The second pillar of Western civilisation is freedom of thought, freedom of expression and freedom of research. Freedom of speech is important because you cannot think without speaking. You have to think to speak. And when you speak, you will very often find out that what you speak is crap, because other people will tell you. This sharpening of idea against idea is the reason that Western societies have produced scientists, thinkers and researchers who have been able to ask and answer questions which you could not even raise in other societies. The technological superiority that the West has enjoyed for ages cannot be explained in any other way.
We think comparatively freely because we are comparatively free of the dogma of religious control,government control, authoritarian control and social and cultural restriction. This has very real consequences.
I am not suggesting that the West has a monopoly on genius. But the West is successful in developing technologies because it has an incentive structure which encourages people to pursue innovation in a way that is completely impossible anywhere else.
What do I mean by that? I mean capitalism but what capitalism really means is private property and,the rule of law. These two things are rare in other parts of the world.
Why does this matter? If you don’t get to keep the things that you create, then the incentive is not to innovate, the incentive is to comply. The reason we innovate in the West as much as we do is because we get to keep the benefit of our creations. This incentive structure means that we are of service to our fellow citizens.

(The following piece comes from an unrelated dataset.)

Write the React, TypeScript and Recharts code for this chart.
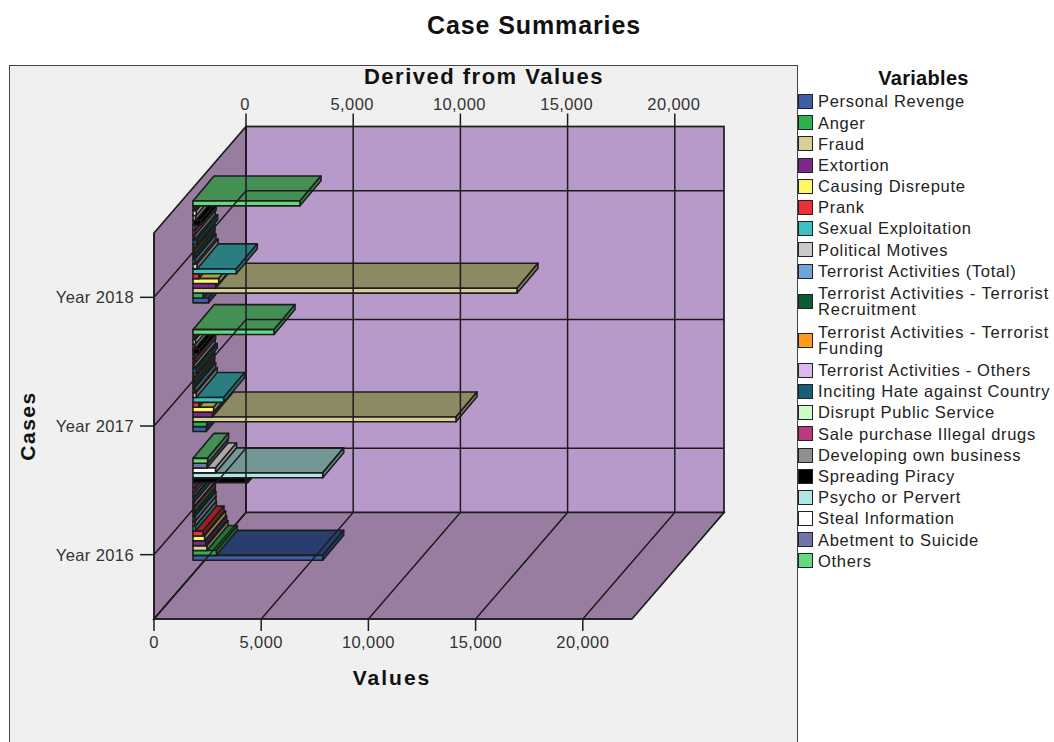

In Russia today, or in other authoritarian regimes, the way you get ahead is not looking after the needs of people and creating things that people want to consume or buy. You get ahead by pandering to the corrupt regime in charge or to the clique of people who service the corrupt regime in charge. Capitalism is a way of aligning our incentives to create things that are of real value to our fellow citizens. That is why we have the innovation we have.
This system drives our prosperity and prosperity drives our strength and the stability that we have had. Government by consent, freedom of expression (freedom more generally) and capitalism are the three pillars of our civilisation. All three pillars are under threat today, not only from the outside but
from the inside.
Our young people are not being brought up to understand why capitalism is the system that has produced the amazing things we have. Freedom of expression is being eroded.
Why is this happening? We have two or three generations of people in our society who have not been taught the things that we just discussed. Instead, they have been taught to hate their own societies. They have been taught to hate the values of their own civilisation. Orwell said, “He who controls the past, controls the future”. If we do not understand our past and where we come from, we will not get to a bright future that we want. We are where we are because our culture is special. We are where we are because our culture is unique.
Our culture is very important, and it is worth fighting for.